22/08/2023

Marina que vem

Escrever sobre o tema do momento traz sempre um risco a quem escreve e a quem lê e sempre fica a pergunta: será que hoje não é tarde demais para escrever sobre Marina Silva? Mesmo assim, acredito que depende do olhar e do que ainda não se escreveu. Vamos lá. Para este Professor, Marina Silva está “entre aspas”.

As aspas gozam desde a algum tempo de uma preferência especial entre os sinais de pontuação. Por uma palavra entre aspas, sugere-se que essa preferência deve ter razões que são tudo, menos superficiais. Hoje “Marina Silva” está desengessada, desbloqueada e desaparelhada. Os que ainda acreditam em valores na política estão se regozijando, apesar da tragédia que culminou com o desaparecimento do presidenciável Eduardo Campos. Este pequeno ensaio não pretender fazer referência a Eduardo Campos, mas sim sobre o saldo pós-desaparecimento. Como qualquer brasileiro, lamentei muito sua morte.

 

No entanto, sempre foi consenso que Eduardo Campos ( como fenomenal articulista ) colocou seu nome em 2014 esperando por 2018. Com Marina seria diferente e ao que parece, será. Partindo de seus 19.636.359 votos em 2010 e contabilizando muitos dividendos positivos vem transformar o improvável em uma possível probabilidade. Naquela eleição, os dois grandes partidos políticos (PSDB e PT) também estavam como estão. A diferença é que o PT de hoje está longe daquele PT de 2010 e o PSDB de 2014 está melhor que o de 2010.

O bloqueio à Marina presidenciável, questionadíssimo à época, foi ‘naturalmente’ desbloqueado e tal qual uma represa que abre as comportas, será difícil controlar sua força e intensidade. Pode não ganhar, sequer passar para um eventual segundo turno, mas não há dúvida que qualificará o debate eleitoral como ninguém, pois enquanto Aécio gasta gasolina em criticar esta gestão e Dilma em defender a sua e criticar a outra, Marina versará sobre valores na política e poderá enfrentar o espinhoso assunto da economia.

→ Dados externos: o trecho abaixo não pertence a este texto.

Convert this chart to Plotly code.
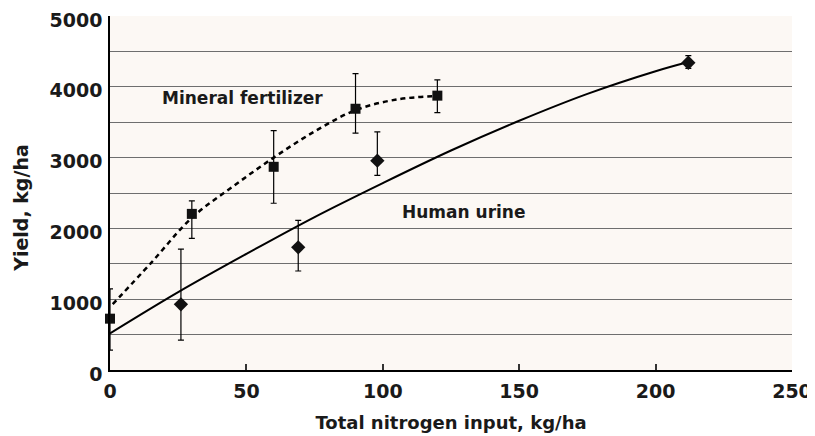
import plotly.graph_objects as go

# Mineral fertilizer (squares) with asymmetric error bars
mineral_n = [0, 30, 60, 90, 120]
mineral_yield = [725, 2205, 2870, 3690, 3875]
mineral_err_plus = [420, 185, 510, 495, 222]
mineral_err_minus = [445, 345, 515, 345, 240]

# Human urine (diamonds)
urine_n = [26, 69, 98, 212]
urine_yield = [928, 1733, 2956, 4340]
urine_err_plus = [780, 380, 406, 100]
urine_err_minus = [505, 335, 206, 80]

# Trend curves
mineral_fit_n = [1, 15, 30, 45, 60, 75, 90, 105, 120]
mineral_fit_yield = [930, 1510, 2150, 2590, 3000, 3370, 3670, 3820, 3870]
urine_fit_n = [0, 25, 50, 75, 100, 125, 150, 175, 200, 212]
urine_fit_yield = [517, 1100, 1640, 2160, 2640, 3100, 3520, 3900, 4220, 4350]

x_ticks = [0, 50, 100, 150, 200, 250]
y_ticks = [0, 1000, 2000, 3000, 4000, 5000]

FONT = "DejaVu Sans"

fig = go.Figure()

fig.add_trace(go.Scatter(
    x=mineral_fit_n, y=mineral_fit_yield, mode="lines",
    line=dict(color="black", width=2.5, dash="5px,4px", shape="spline"),
    hoverinfo="skip", cliponaxis=False
))
fig.add_trace(go.Scatter(
    x=urine_fit_n, y=urine_fit_yield, mode="lines",
    line=dict(color="black", width=2, shape="spline"),
    hoverinfo="skip", cliponaxis=False
))

err_style = dict(type="data", symmetric=False, color="black", thickness=1.2, width=3)

fig.add_trace(go.Scatter(
    x=mineral_n, y=mineral_yield, mode="markers", name="Mineral fertilizer",
    marker=dict(symbol="square", size=10, color="#111111"),
    error_y=dict(array=mineral_err_plus, arrayminus=mineral_err_minus, **err_style),
    cliponaxis=False
))
fig.add_trace(go.Scatter(
    x=urine_n, y=urine_yield, mode="markers", name="Human urine",
    marker=dict(symbol="diamond", size=11, color="#111111"),
    error_y=dict(array=urine_err_plus, arrayminus=urine_err_minus, **err_style),
    cliponaxis=False
))

fig.add_annotation(x=48.4, y=3840, text="Mineral fertilizer", showarrow=False,
                   font=dict(family=FONT, size=17, color="#1a1a1a", weight="bold"))
fig.add_annotation(x=129.4, y=2230, text="Human urine", showarrow=False,
                   font=dict(family=FONT, size=17, color="#1a1a1a", weight="bold"))

# y-axis title as an annotation (sits a little below the axis centre)
fig.add_annotation(xref="paper", yref="paper", x=0, y=0.458, xshift=-89,
                   xanchor="center", yanchor="middle",
                   text="Yield, kg/ha", textangle=-90, showarrow=False,
                   font=dict(family=FONT, size=19, color="#1a1a1a", weight="bold"))

# page body adds an 8px offset, so the figure is 8px smaller than the window
fig.update_layout(
    width=807, height=428,
    margin=dict(l=102, r=23, t=8, b=66),
    paper_bgcolor="white",
    plot_bgcolor="#fcf8f4",
    showlegend=False,
    font=dict(family=FONT, color="#1a1a1a", weight="bold"),
)

fig.update_xaxes(
    range=[0, 250], tickvals=x_ticks, ticktext=[str(v) for v in x_ticks],
    automargin=False, ticklabeloverflow="allow",
    showgrid=False, zeroline=False,
    showline=True, linecolor="black", linewidth=1.5,
    ticks="inside", ticklen=6, tickcolor="#333", tickwidth=1.5,
    tickfont=dict(family=FONT, size=19, weight="bold"),
    ticklabelstandoff=3,
    title=dict(text="Total nitrogen input, kg/ha", standoff=16,
               font=dict(family=FONT, size=18, weight="bold")),
)
fig.update_yaxes(
    range=[0, 5000], tickvals=y_ticks, ticktext=[str(v) for v in y_ticks],
    automargin=False, ticklabeloverflow="allow",
    showgrid=True, gridcolor="#6e6e6e", gridwidth=1.3,
    minor=dict(dtick=500, showgrid=True, gridcolor="#6e6e6e", gridwidth=1.3),
    zeroline=False,
    showline=True, linecolor="black", linewidth=1.5,
    ticks="", ticklabelstandoff=2, ticklabelshift=4,
    tickfont=dict(family=FONT, size=19, weight="bold"),
)

fig.write_html("out.html")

Para Dilma e Aécio Neves, o fenômeno do possível retorno “Marina” foi pior que o golpe da Alemanha sobre o Brasil.

Se Marina souber fazer a leitura certa do tempo presente e agir cirurgicamente em questões que dizem respeito a como será o amanhã, aterrorizará o binarismo PSDB e PT.

Tem a seu favor o voto mais jovem; redes sociais esclarecidas; o recall das manifestações de junho de 2013; a exposição do escândalo da Petrobrás; a frustração do cidadão com o sistema político vigente que, inclusive, barrou a Rede Sustentabilidade; o fracasso do discurso de Dilma de uma constituinte própria para a reforma política e uma sociedade que costuma construir suas escolhas mais na base da emoção que propriamente da razão. Não podemos desconsiderar o fenômeno da passionalidade. Somos passionais e sofremos até com a morte de um cantor sertanejo.

Dilma não terá a seu favor o discurso de boa gerente, sobretudo pela crise econômica propagada por todos que anunciam um Brasil com muitos riscos e, por outro lado, Aécio corre o risco de não mais ser o “outro alternativo preferível”.

Marina não será protocolar e provavelmente não será politicamente correta. Será sincera. Dirá o que se deve dizer, tocará em questões que os outros não terão coragem de mencionar em uma espécie de “roleta russa”. Será perigosa? Perigosíssima. É possível que faça ressurgir a máxima de que as ideias precisam ser perigosas. Foi um pouco "politicamente correta" quando estava em uma posição de atriz coadjuvante, “morando de aluguel na legenda de um condomínio de poder de Eduardo Campos – o PSB”, pois o sistema político havia negado e barrado a Rede sustentabilidade por questiúnculas. Imagine prezado (a) leitor (a) se o nome de Joaquim Barbosa fosse guindado ao posto de Vice-Presidente? Mesmo sabendo que isto é tecnicamente impossível por questões procedimentais, certamente acabaria com a hegemonia PT/PSDB que ‘ainda’ domina o Brasil.

Há algo que a desabone? Certamente há e é sobre isto que os comitês de Aécio e Dilma estão procurando agora para contê-la, plantando a tese de que a mesma não teria uma suposta governabilidade para dirigir o Brasil ou coisas do gênero. De todo modo, não tenho dúvida que Marina tem uma boa aura e muita fé. Talvez por isso contou com a conspiração dos Deuses em seu favor e pode até alavancar o discurso do messianismo, muito bem-vindo nas terras de Cabral. No último pleito e em algumas pesquisas demonstrou força eleitoral, mas agora precisa provar ter poder político para entrar no páreo.